Indonesia is poised to overtake Thailand as Southeast Asia’s biggest car market for the first time since 2011 as the region’s most-populous nation delivers faster economic growth and greater political stability.
When comparing monthly automotive sales for the region’s two biggest markets starting from 2009. Indonesian sales will total about 1.2 million in 2014, versus 1 million in Thailand, said Tim Zimmerman, the Singapore-based president of Southeast Asia operations for General Motors Co., the world’s second-biggest carmaker. Vehicle sales in Indonesia rose 6.6 percent in the first half, while they slumped 40 percent in Thailand, according to data compiled by Bloomberg.
“Indonesia will obviously take the lead this year and it remains to be seen to which level the Thai market will recover,” Zimmerman said.
Sales have dropped in Thailand during the past year as anti-government protests that led to a coup on May 22 helped send the economy close to recession. Indonesia’s market is expanding, with consumer confidence at a 20-month high amid optimism President-elect Joko Widodo will boost growth in the nation of about 254 million people.

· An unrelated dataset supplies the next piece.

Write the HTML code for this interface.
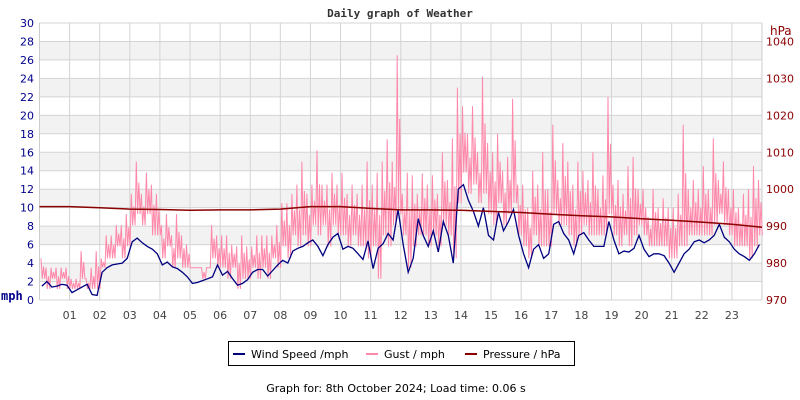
<!DOCTYPE html>
<html><head><meta charset="utf-8"><style>
body{margin:0;background:#fff;width:800px;height:400px;overflow:hidden}
svg{display:block;font-family:"DejaVu Sans","Liberation Sans",sans-serif}
</style></head><body>
<svg id="chart" width="800" height="400" viewBox="0 0 800 400" xmlns="http://www.w3.org/2000/svg">
<text x="400" y="17" text-anchor="middle" font-family="DejaVu Sans Mono, monospace" font-weight="bold" font-size="11" fill="#333">Daily graph of Weather</text>
<g id="bands"></g>
<g id="grid"></g>
<g id="series"></g>
<g id="axes"></g>
<text x="1" y="300" font-size="12" font-weight="bold" fill="#00008b" font-family="DejaVu Sans Mono, monospace">mph</text>
<text x="770" y="35" font-size="12" fill="#8b0000">hPa</text>
<g>
<rect x="228.5" y="341.5" width="346" height="24" fill="#fff" stroke="#000"/>
<g><line x1="233" y1="354" x2="245" y2="354" stroke="#000080" stroke-width="2"/><text x="251" y="358" font-size="11">Wind Speed /mph</text></g>
<g><line x1="366" y1="354" x2="378" y2="354" stroke="#ff88aa" stroke-width="2"/><text x="384" y="358" font-size="11">Gust / mph</text></g>
<g><line x1="465" y1="354" x2="477" y2="354" stroke="#8b0000" stroke-width="2"/><text x="483" y="358" font-size="11">Pressure / hPa</text></g>
</g>
<text x="396" y="392" text-anchor="middle" font-size="11">Graph for: 8th October 2024; Load time: 0.06 s</text>
</svg>
<script>
const hourLabels=["01","02","03","04","05","06","07","08","09","10","11","12","13","14","15","16","17","18","19","20","21","22","23"];
const mphTicks=[0,2,4,6,8,10,12,14,16,18,20,22,24,26,28,30];
const hpaTicks=[970,980,990,1000,1010,1020,1030,1040];
const wind=[1.5,2,1.4,1.5,1.7,1.6, 0.8,1.1,1.4,1.7,0.6,0.5, 3.0,3.5,3.8,3.9,4.0,4.5, 6.3,6.7,6.2,5.8,5.5,5.0, 3.8,4.1,3.6,3.4,3.0,2.5, 1.8,1.9,2.1,2.3,2.5,3.8, 2.7,3.1,2.3,1.6,1.8,2.2, 3.0,3.3,3.3,2.6,3.2,3.8, 4.3,4.0,5.3,5.6,5.8,6.2, 6.5,5.8,4.8,6.0,6.8,7.2, 5.5,5.8,5.6,5.0,4.4,6.4, 3.4,5.6,6.1,7.2,6.5,9.8, 6.0,3.0,4.5,8.8,7.0,5.8, 7.5,5.2,8.5,7.0,4.0,12.0, 12.5,10.8,9.6,8.0,10.0,7.0, 6.5,9.5,7.5,8.5,9.8,7.0, 5.0,3.5,5.5,6.0,4.5,5.0, 8.2,8.5,7.2,6.5,5.0,7.0, 7.3,6.5,5.8,5.8,5.8,8.5, 6.5,5.0,5.3,5.2,5.6,7.0, 5.5,4.7,5.0,5.0,4.8,4.0, 3.0,4.0,5.0,5.5,6.3,6.5, 6.2,6.5,7.0,8.2,6.8,6.3, 5.5,5.0,4.7,4.3,5.0,6.0];
const gust=[4.5,3.5,3.5,3.5,3.5,3.5, 2.3,2.3,5.3,2.3,3.5,5.3, 4.5,7.0,7.0,8.1,8.1,9.3, 11.5,15.0,11.5,13.8,12.5,11.5, 8.1,9.3,7.0,9.3,7.0,6.0, 3.5,3.5,3.5,3.5,8.1,7.0, 7.0,7.0,6.0,5.8,7.0,5.8, 5.8,7.0,7.0,7.0,7.0,8.1, 10.5,10.5,11.5,12.5,15.0,11.5, 12.5,16.2,12.5,12.5,13.8,12.5, 13.8,11.5,12.5,11.5,12.5,15.0, 12.5,13.8,15.0,17.4,15.0,26.5, 11.5,13.8,13.5,11.5,13.7,12.5, 13.5,11.5,16.0,13.0,17.5,23.0, 21.0,18.0,21.0,16.0,24.2,17.0, 16.0,18.0,14.0,15.5,21.8,12.5, 12.5,10.0,14.0,12.5,16.0,12.0, 19.0,13.0,17.0,15.0,12.5,15.0, 14.0,13.0,16.0,12.0,13.5,22.0, 12.5,13.0,11.5,14.5,15.5,12.0, 12.0,9.0,12.0,10.0,11.0,10.0, 10.0,11.5,19.0,12.0,13.0,12.0, 14.5,12.0,17.5,13.0,15.0,12.0, 12.0,10.0,11.5,12.0,14.5,13.0];
const gustLow=[2.3,1.2,2.3,1.2,2.3,1.2, 1.2,1.2,2.3,1.2,1.2,1.2, 3.5,4.5,4.5,5.8,4.5,5.8, 8.1,9.3,8.1,9.3,7.0,7.0, 4.5,5.8,3.5,4.5,3.5,3.5, 3.5,3.5,2.3,3.5,4.5,3.5, 3.5,2.3,3.5,1.2,2.3,2.3, 3.5,2.3,3.5,2.3,4.5,3.5, 5.8,4.5,7.0,5.8,7.0,5.8, 8.1,7.0,8.1,5.8,8.1,7.0, 7.0,5.8,7.0,5.8,5.8,4.5, 5.8,2.3,7.0,5.8,8.1,9.3, 7.0,3.5,5.8,7.0,7.0,5.8, 7.0,5.8,8.1,7.0,4.5,10.5, 13.8,11.5,12.5,10.5,11.5,9.3, 8.1,10.5,8.1,9.3,10.5,7.0, 5.8,4.5,7.0,5.8,5.8,5.8, 9.3,8.1,8.1,7.0,5.8,7.0, 8.1,7.0,7.0,7.0,7.0,9.3, 7.0,5.8,7.0,5.8,7.0,8.1, 7.0,5.8,5.8,5.8,5.8,4.5, 4.5,5.8,5.8,7.0,7.0,7.0, 7.0,7.0,8.1,9.3,8.1,7.0, 5.8,5.8,5.8,4.5,5.8,7.0];
const pressure=[995.3,995.3,995.0,994.6,994.5,994.3,994.4,994.4,994.6,995.3,995.3,994.8,994.4,994.4,994.3,994.0,993.7,993.2,992.8,992.5,992.0,991.6,991.1,990.5,989.7];

const NS="http://www.w3.org/2000/svg";
const X0=39.5,X1=762,Y0=300,Y1=23;
const xH=h=>X0+(X1-X0)*h/24;
const yM=v=>Y0-(Y0-Y1)*v/30;
const yP=p=>yM((p-970)*0.4);
function mk(tag,attrs,parent){const e=document.createElementNS(NS,tag);for(const k in attrs)e.setAttribute(k,attrs[k]);parent.appendChild(e);return e;}
const bands=document.getElementById('bands'),grid=document.getElementById('grid'),series=document.getElementById('series'),axes=document.getElementById('axes');
mk('rect',{x:X0,y:Y1,width:X1-X0,height:Y0-Y1,fill:'#fff'},bands);
for(let v=2;v<30;v+=4){const r=mk('rect',{x:X0,y:yM(v+2),width:X1-X0,height:yM(v)-yM(v+2),fill:'#f2f2f2'},bands);

}
mphTicks.forEach(v=>{const l=mk('line',{x1:X0,x2:X1,y1:yM(v),y2:yM(v),stroke:'#d4d4d4'},grid);


const t=mk('text',{x:34,y:yM(v)+4,'text-anchor':'end','font-size':11,fill:'#00008b'},axes);t.textContent=v;

});
hourLabels.forEach((s,i)=>{const h=i+1;const l=mk('line',{x1:xH(h),x2:xH(h),y1:Y1,y2:Y0,stroke:'#d4d4d4'},grid);


const t=mk('text',{x:xH(h),y:319,'text-anchor':'middle','font-size':11,fill:'#444'},axes);t.textContent=s;

});
hpaTicks.forEach(p=>{const t=mk('text',{x:766,y:yP(p)+4,'font-size':11,fill:'#8b0000'},axes);t.textContent=p;

});
mk('line',{x1:X0,x2:X0,y1:Y1,y2:Y0,stroke:'#ccc'},grid);
mk('line',{x1:X1,x2:X1,y1:Y1,y2:Y0,stroke:'#ccc'},grid);
function polyPts(pts,color,w,name){
const p=mk('polyline',{points:pts.map(q=>q[0].toFixed(1)+','+q[1].toFixed(1)).join(' '),fill:'none',stroke:color,'stroke-width':w,'stroke-linejoin':'miter'},series);

}
const n=gust.length, step=24/n;
const fr=[1,0.6];
const gpts=[];
gust.forEach((g,i)=>{const h=i*step+0.05;const lo=gustLow[i];
fr.forEach((f,k)=>{gpts.push([xH(h+step*k/2),yM(lo+(g-lo)*f)]);
gpts.push([xH(h+step*(k+0.5)/2),yM(lo)]);});});
polyPts(gpts,'#ff88aa',1,'gust-line');
polyPts(wind.map((v,i)=>[xH(i*24/wind.length+0.08),yM(v)]),'#000080',1.3,'wind-speed-line');
polyPts(pressure.map((v,i)=>[xH(i*24/(pressure.length-1)),yP(v)]),'#8b0000',1.5,'pressure-line');
</script>
</body></html>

While average 2013 incomes in Indonesia of $9,559 were about 30 percent below those of Thailand in 2013, the 34 percent growth since 2008 in Indonesia was 12 percentage points faster. The country’s economy expanded 5.17 percent in the first half of 2014, versus 0.1 percent for Thailand.
Indonesia will also become a “major threat” to Thailand as the region’s car manufacturing hub because of the former country’s size and calmer politics, said Ong-arj Pongkijworasin, chairman of an association of Thai automakers. Auto output in Thailand dropped 29 percent in the first half, while production rose 15 percent in Indonesia.